China’s share of the U.S. trade surplus has soared, especially in 2009. Since China entered the WTO in 2001, the U.S. trade deficit with China has risen by $186 billion, from $84 billion in 2001 to $270 billion in 2008, an average increase of $26.6 billion per year. Last year alone, China was responsible for more than 80 percent of the United States’ total, non-oil trade deficit in goods.

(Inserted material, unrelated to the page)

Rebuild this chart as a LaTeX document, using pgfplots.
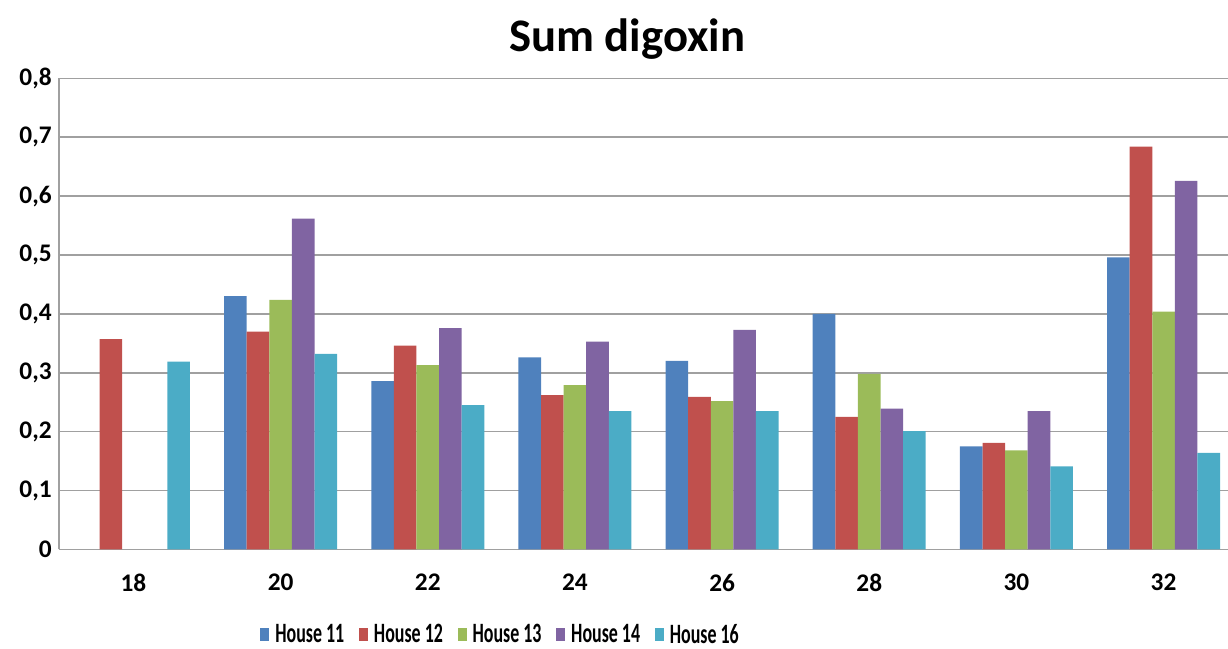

The congressional districts suffering the worst job losses were concentrated in states heavily exposed to growing China trade deficits in computer and electronic products and such other industries as furniture, textiles and apparel. Of the top 20 hard-hit districts, those suffering the worst damage were:
• Eight CDs in California (the 13th, 14th, 15th, 16th, 31st, 34th, 47th and 50th), where a total of 370,000 jobs have been lost statewide—the worst hit was located in the Silicon Valley region of the Bay area;
• Four CDs in North Carolina (the 4th, 5th, 6th and 10th), where 95,100 jobs have been lost statewide;
• Three CDs in Texas (the 3rd, 10th and 31st), where 193,700 have been lost statewide:
• Two CDs in Massachusetts (the 3rd and 5th), where 72,800 jobs have been lost statewide; and
• One CD each in Oregon (1st), Georgia (9th) and Alabama (5th), each of which has lost more than 8,600 jobs.
Rapidly growing imports of computers and electronic parts accounted for more than 40 percent of the $186 billion increase in the trade deficit with China between 2001 and 2008. The $73 billion deficit in advanced technology products with China contributed to the elimination of the 628,000 jobs in computer and electronic products in this period.
The CD job model is based on new data from the Census Bureau’s American Community Survey (ACS), which provides a much richer dataset for analyzing the effects of trade on employment than the Census Bureau’s Current Population Survey (CPS) used in prior EPI studies. Because of its large sample size of 3 million addresses per year, the ACS allows for the enhancements of the models for labor force estimates at the state and sub-state levels, the Census Bureau says.